In 2010, the Social Security Administration created a Division of Quality (DQ) to focus specifically on “improving the quality” of the disability appeal process. Since 2011, DQ has been conducting reviews on a supposedly random sample of ALJ allowances. Federal regulations after the Bellmon review experiment have required that – for reviews of ALJ decisions before cases are completed – decisionsmust be selected at random and may not be based on the identity of any specific ALJ or hearing office.
But DQ also performs “post-effectuation focused reviews” looking at “specific issues”. These reviews occur after the 60-day period a claimant has to appeal the ALJ decision, so they do not result in a change to the decision itself.Importantly, the restrictions to regarding random sampling do not apply to post-effectuation focused reviews. Subjects of a focused review inquisition may be individual ALJs.
And now we introduce the Son of Bellmon Review, a sequel.

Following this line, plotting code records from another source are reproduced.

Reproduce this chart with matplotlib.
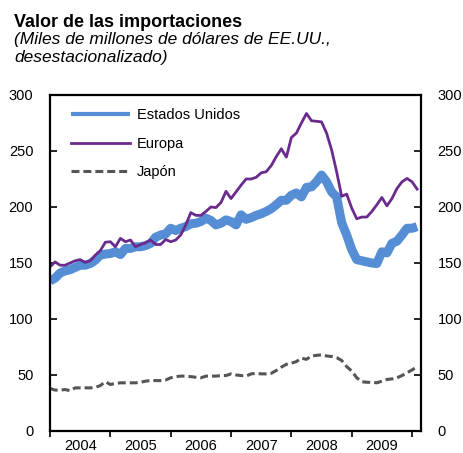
import matplotlib
matplotlib.use('Agg')
import matplotlib.pyplot as plt
import numpy as np

# Monthly values, Jan 2004 - Feb 2010 (billions of US$, s.a.)
estados_unidos = [134, 136.5, 141, 143, 144, 146, 148, 148, 149.5, 152.5, 157, 158,
                  158.5, 160, 157.5, 163, 163, 164.5, 164.5, 165.5, 167.5, 173, 175, 176,
                  181, 179, 181, 182.5, 185, 185.5, 187, 190, 188, 184, 185.5, 188.5,
                  187, 184, 193, 189, 190.5, 192.5, 194, 196, 198.5, 202, 206, 206,
                  210.5, 212.5, 209, 217.5, 218, 222.5, 228.5, 222.5, 213.5, 209, 186, 175,
                  162, 153, 152, 151, 150, 149.5, 160, 159, 167.5, 169.5, 175, 181,
                  181, 182.5]
europa = [146.5, 151, 148, 148, 150, 152, 153, 150.5, 152, 157, 161, 168.5,
          169, 164.5, 172, 169, 170.5, 164.5, 166.5, 168, 170.5, 166.5, 166.5, 171,
          169, 170.5, 175, 184, 195, 192.5, 192.5, 196, 200, 199.5, 204, 214,
          207.5, 213.5, 219.5, 225, 225, 226.5, 230.5, 231.5, 237, 245, 252, 244.5,
          262, 266, 275, 283.5, 277, 276.5, 276, 266, 251, 231.5, 209.5, 211.5,
          199, 189.5, 191, 191, 196, 202, 208.5, 201, 207.5, 216.5, 222.5, 225.5,
          222.5, 216]
japon = [38, 36.5, 36.5, 37, 36, 38.5, 38.5, 38.5, 38.5, 39, 40.5, 44,
         41.5, 42.5, 43, 43, 43, 43, 43.5, 44.5, 45, 45, 45, 45.5,
         47.5, 48.5, 49, 49, 48.5, 48, 47.5, 49, 49, 49, 49.5, 49.5,
         51, 50, 49.5, 49, 51, 51.5, 51, 51, 51.5, 54, 57, 59.5,
         60.5, 62, 65, 64, 67, 67.5, 68, 67, 66.5, 65.5, 63, 57.5,
         53.5, 47.5, 44, 43.5, 43.5, 43, 44.5, 46, 46.5, 47.5, 49.5, 52,
         54.5, 57.5]
years = ['2004', '2005', '2006', '2007', '2008', '2009']
y_ticks = [0, 50, 100, 150, 200, 250, 300]

plt.rcParams['font.family'] = ['Liberation Sans', 'DejaVu Sans']

fig = plt.figure(figsize=(4.64, 4.53), dpi=100)
ax = fig.add_axes([0.1078, 0.0486, 0.7992, 0.7417])

x = np.arange(len(estados_unidos))
ax.plot(x, estados_unidos, color='#558ED5', linewidth=6.5, label='Estados Unidos',
        solid_capstyle='butt')
ax.plot(x, europa, color='#6A2B8C', linewidth=2.0, label='Europa')
ax.plot(x, japon, color='#555555', linewidth=2.2, linestyle=(0, (2.6, 1.3)),
        label='Japón')

ax.set_xlim(0, 73.75)
ax.set_ylim(0, 300)
ax.set_yticks(y_ticks)
ax.set_xticks(np.arange(0, 73, 12))
ax.set_xticklabels([])
ax.set_xticks(np.arange(6, 73, 12), minor=True)
ax.set_xticklabels(years, minor=True)
ax.tick_params(axis='x', which='major', direction='out', length=4, width=1.2)
ax.tick_params(axis='x', which='minor', length=0, pad=6, labelsize=10.5)
ax.tick_params(axis='y', direction='in', length=5, width=1.2, labelsize=10.5,
               pad=12, left=True, right=True, labelleft=True, labelright=True)
for sp in ax.spines.values():
    sp.set_linewidth(1.6)

leg = ax.legend(loc='upper left', frameon=False, fontsize=10.5, handlelength=4.1,
                labelspacing=1.0, handletextpad=0.45, bbox_to_anchor=(0.02, 1.0))
# thinner legend keys, as in the source
leg.get_lines()[0].set_linewidth(3.0)

fig.text(0.03, 0.9404, 'Valor de las importaciones', fontsize=13, fontweight='bold',
         va='baseline')
fig.text(0.03, 0.9029, '(Miles de millones de dólares de EE.UU.,', fontsize=12.5,
         style='italic', va='baseline')
fig.text(0.03, 0.8631, 'desestacionalizado)', fontsize=12.5, style='italic',
         va='baseline')

fig.savefig('out.png', dpi=100)
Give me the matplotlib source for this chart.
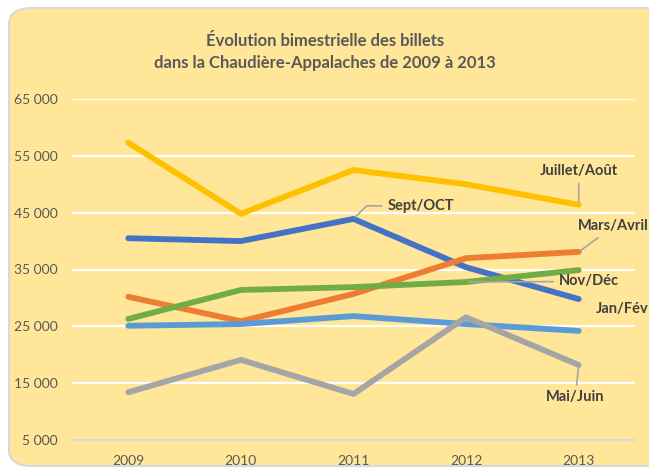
import matplotlib.pyplot as plt
from matplotlib.patches import FancyBboxPatch

plt.rcParams['font.family'] = ['Lato', 'DejaVu Sans']

# données
annees = ['2009', '2010', '2011', '2012', '2013']
juillet_aout = [57300, 44800, 52500, 50000, 46400]
sept_oct = [40500, 40000, 43900, 35400, 29800]
mars_avril = [30200, 25900, 30700, 37000, 38100]
nov_dec = [26300, 31400, 31900, 32800, 34900]
jan_fev = [25100, 25400, 26800, 25400, 24200]
mai_juin = [13400, 19100, 13100, 26600, 18200]
y_ticks = [5000, 15000, 25000, 35000, 45000, 55000, 65000]

series = [
    ('Juillet/Août', juillet_aout, '#FFC000'),
    ('Sept/OCT', sept_oct, '#4472C4'),
    ('Mars/Avril', mars_avril, '#ED7D31'),
    ('Nov/Déc', nov_dec, '#70AD47'),
    ('Jan/Fév', jan_fev, '#5B9BD5'),
    ('Mai/Juin', mai_juin, '#A5A5A5'),
]

W, H = 649, 470
fig = plt.figure(figsize=(W / 100, H / 100), dpi=100)
fig.patch.set_facecolor('white')

# cadre arrondi jaune
cadre = FancyBboxPatch((9 / W, 1 - 466 / H), 660 / W, 458 / H,
                       boxstyle='round,pad=0,rounding_size=0.035',
                       transform=fig.transFigure, facecolor='#FFE699',
                       edgecolor='#D9D9D9', linewidth=1.5, zorder=-5)
fig.patches.append(cadre)

ax = fig.add_axes([72 / W, 1 - 440 / H, (635 - 72) / W, (440 - 99) / H], zorder=2)
ax.set_facecolor('none')
x = range(len(annees))
for nom, vals, couleur in series:
    ax.plot(x, vals, color=couleur, lw=4.2, solid_capstyle='round', zorder=3)

ax.set_xlim(-0.5, 4.5)
ax.set_ylim(5000, 65000)
ax.set_yticks(y_ticks)
ax.set_yticklabels([f'{v:,}'.replace(',', ' ') for v in y_ticks])
ax.set_xticks(list(x))
ax.set_xticklabels(annees)
ax.tick_params(length=0, labelsize=10, labelcolor='#595959')
ax.tick_params(axis='y', pad=10)
ax.tick_params(axis='x', pad=11)
ax.grid(axis='y', color='white', lw=1.5, zorder=1)
for s in ['top', 'right', 'left']:
    ax.spines[s].set_visible(False)
ax.spines['bottom'].set_color('#D9D9D9')
ax.spines['bottom'].set_linewidth(1.5)

fig.text(325 / W, 1 - 52 / H, 'Évolution bimestrielle des billets\ndans la Chaudière-Appalaches de 2009 à 2013',
         ha='center', va='center', fontsize=12, fontweight='bold', color='#595959', linespacing=1.45)

# étiquettes des séries avec lignes de rappel
lab = dict(fontsize=10.5, fontweight='bold', color='#404040', zorder=5)
lead = dict(color='#A6A6A6', lw=1.2, zorder=4)
ax.annotate('Juillet/Août', xy=(4, juillet_aout[4]), xytext=(4, 52300), ha='center', va='center',
            arrowprops=dict(arrowstyle='-', **lead), **lab)
ax.annotate('Sept/OCT', xy=(2, sept_oct[2]), xytext=(2.3, 46200), ha='left', va='center',
            arrowprops=dict(arrowstyle='-', connectionstyle='angle,angleA=0,angleB=45,rad=0', **lead), **lab)
ax.annotate('Mars/Avril', xy=(4, mars_avril[4]), xytext=(4.31, 42600), ha='center', va='center',
            arrowprops=dict(arrowstyle='-', **lead), annotation_clip=False, **lab)
ax.annotate('Nov/Déc', xy=(3, nov_dec[3]), xytext=(4.09, 32900), ha='center', va='center',
            arrowprops=dict(arrowstyle='-', **lead), **lab)
ax.text(4.39, 28100, 'Jan/Fév', ha='center', va='center', clip_on=False, **lab)
ax.annotate('Mai/Juin', xy=(4, mai_juin[4]), xytext=(3.97, 12500), ha='center', va='center',
            arrowprops=dict(arrowstyle='-', **lead), annotation_clip=False, **lab)

fig.savefig('out.png', dpi=100)
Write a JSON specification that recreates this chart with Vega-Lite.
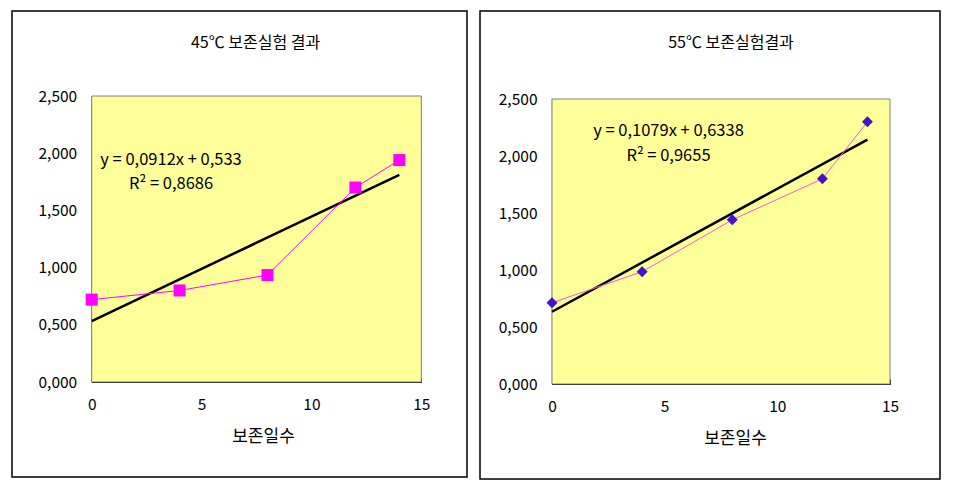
{
  "$schema": "https://vega.github.io/schema/vega-lite/v6.json",
  "padding": {"left": 11, "top": 10, "right": 0, "bottom": 0},
  "background": "white",
  "spacing": 11,
  "config": {
    "view": {"stroke": "black", "strokeWidth": 1.5, "fill": "white"},
    "font": "Noto Sans CJK KR",
    "axis": {"labelColor": "black", "domainColor": "black", "tickColor": "black", "titleColor": "black", "grid": false, "labelFontSize": 15.5, "titleFontSize": 17, "titleFontWeight": "normal", "tickSize": -5, "tickWidth": 1, "domainWidth": 1.2, "labelFlush": false}
  },
  "datasets": {
    "d45": [
      {"day": 0, "v": 0.72},
      {"day": 4, "v": 0.80},
      {"day": 8, "v": 0.935},
      {"day": 12, "v": 1.70},
      {"day": 14, "v": 1.94}
    ],
    "t45": [
      {"day": 0, "v": 0.533},
      {"day": 14, "v": 1.810}
    ],
    "d55": [
      {"day": 0, "v": 0.713},
      {"day": 4, "v": 0.985},
      {"day": 8, "v": 1.44},
      {"day": 12, "v": 1.80},
      {"day": 14, "v": 2.30}
    ],
    "t55": [
      {"day": 0, "v": 0.634},
      {"day": 14, "v": 2.144}
    ]
  },
  "hconcat": [
    {
      "width": 455,
      "height": 466,
      "title": {"text": "45℃ 보존실험 결과", "offset": -48, "dx": 16, "fontSize": 16, "fontWeight": "normal", "baseline": "middle", "color": "black"},
      "layer": [
        {
          "data": {"values": [{}]},
          "mark": {"type": "rect", "fill": "#FFFF99", "stroke": "#808080", "strokeWidth": 1},
          "encoding": {
            "x": {"datum": 0, "type": "quantitative", "scale": {"domain": [0, 15], "range": [79.7, 409.3], "nice": false, "zero": false},
                  "axis": {"values": [0, 5, 10, 15], "title": "보존일수", "offset": -95, "labelPadding": 20, "titlePadding": 16, "titleX": 251}},
            "x2": {"datum": 15},
            "y": {"datum": 0, "type": "quantitative", "scale": {"domain": [0, 2.5], "range": [371, 85], "nice": false, "zero": false},
                  "axis": {"values": [0, 0.5, 1, 1.5, 2, 2.5], "labelExpr": "replace(format(datum.value,'.3f'),'.',',')", "title": null, "offset": -79.7, "labelPadding": 20}},
            "y2": {"datum": 2.5}
          }
        },
        {
          "data": {"name": "t45"},
          "mark": {"type": "line", "color": "black", "strokeWidth": 2.5},
          "encoding": {"x": {"field": "day", "type": "quantitative"}, "y": {"field": "v", "type": "quantitative"}}
        },
        {
          "data": {"name": "d45"},
          "mark": {"type": "line", "color": "#FF00FF", "strokeWidth": 1},
          "encoding": {"x": {"field": "day", "type": "quantitative"}, "y": {"field": "v", "type": "quantitative"}}
        },
        {
          "data": {"name": "d45"},
          "mark": {"type": "square", "color": "#FF00FF", "size": 144, "filled": true, "opacity": 1},
          "encoding": {"x": {"field": "day", "type": "quantitative"}, "y": {"field": "v", "type": "quantitative"}}
        },
        {
          "data": {"values": [{}]},
          "mark": {"type": "text", "fontSize": 16.5, "align": "center", "baseline": "middle", "lineHeight": 24, "color": "black", "text": ["y = 0,0912x + 0,533", "R² = 0,8686"]},
          "encoding": {"x": {"datum": 3.61, "type": "quantitative"}, "y": {"datum": 1.94, "type": "quantitative"}}
        }
      ]
    },
    {
      "width": 460,
      "height": 468,
      "title": {"text": "55℃ 보존실험결과", "offset": -48, "dx": 21, "fontSize": 16, "fontWeight": "normal", "baseline": "middle", "color": "black"},
      "layer": [
        {
          "data": {"values": [{}]},
          "mark": {"type": "rect", "fill": "#FFFF99", "stroke": "#808080", "strokeWidth": 1},
          "encoding": {
            "x": {"datum": 0, "type": "quantitative", "scale": {"domain": [0, 15], "range": [72, 410], "nice": false, "zero": false},
                  "axis": {"values": [0, 5, 10, 15], "title": "보존일수", "offset": -95, "labelPadding": 20, "titlePadding": 16, "titleX": 255}},
            "x2": {"datum": 15},
            "y": {"datum": 0, "type": "quantitative", "scale": {"domain": [0, 2.5], "range": [373, 88], "nice": false, "zero": false},
                  "axis": {"values": [0, 0.5, 1, 1.5, 2, 2.5], "labelExpr": "replace(format(datum.value,'.3f'),'.',',')", "title": null, "offset": -72, "labelPadding": 20}},
            "y2": {"datum": 2.5}
          }
        },
        {
          "data": {"name": "t55"},
          "mark": {"type": "line", "color": "black", "strokeWidth": 2.5},
          "encoding": {"x": {"field": "day", "type": "quantitative"}, "y": {"field": "v", "type": "quantitative"}}
        },
        {
          "data": {"name": "d55"},
          "mark": {"type": "line", "color": "#FF55CC", "strokeWidth": 1},
          "encoding": {"x": {"field": "day", "type": "quantitative"}, "y": {"field": "v", "type": "quantitative"}}
        },
        {
          "data": {"name": "d55"},
          "mark": {"type": "point", "shape": "diamond", "color": "#4411CC", "size": 120, "filled": true, "opacity": 1},
          "encoding": {"x": {"field": "day", "type": "quantitative"}, "y": {"field": "v", "type": "quantitative"}}
        },
        {
          "data": {"values": [{}]},
          "mark": {"type": "text", "fontSize": 16.5, "align": "center", "baseline": "middle", "lineHeight": 25, "color": "black", "text": ["y = 0,1079x + 0,6338", "R² = 0,9655"]},
          "encoding": {"x": {"datum": 5.17, "type": "quantitative"}, "y": {"datum": 2.215, "type": "quantitative"}}
        }
      ]
    }
  ]
}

Congressman Darrell E. Issa (R CA) is perhaps most notably known as the guy who cuts off his microphones in hearings when he is committee chairman and wished to terminate the remarks of his political opponents. He has also been at the forefront of Congressional attacks on the SSA Disability Insurance program.
Part of Issa’s war on the disabled, naturally, is to renew the attack on the independence of Social Security’s administrative law judges. This time around, Issa’s Son of Bellmon review strategy has found a strong ally in Social Security’s Inspector General.
On November 14, 2014, Inspector General Patrick P. O’Carroll, Jr. wrote to Congressman Darrell E. Issa:
“In a January 7, 2014 letter, you asked my office to identify administrative law judges (ALJ) who had issued 700 or more dispositions and who had allowance rates of 85 percent or higher in any 2 fiscal years since 2007. You requested that we review a statistically significant, random sample of these cases to determine whether the ALJs processed the cases in a manner consistent with the Social Security Administration’s (SSA) policies and procedures. You also were interested in the level of SSA monitoring of the ALJ outlier group, including subsequent actions taken with outlier ALJs based on this monitoring.”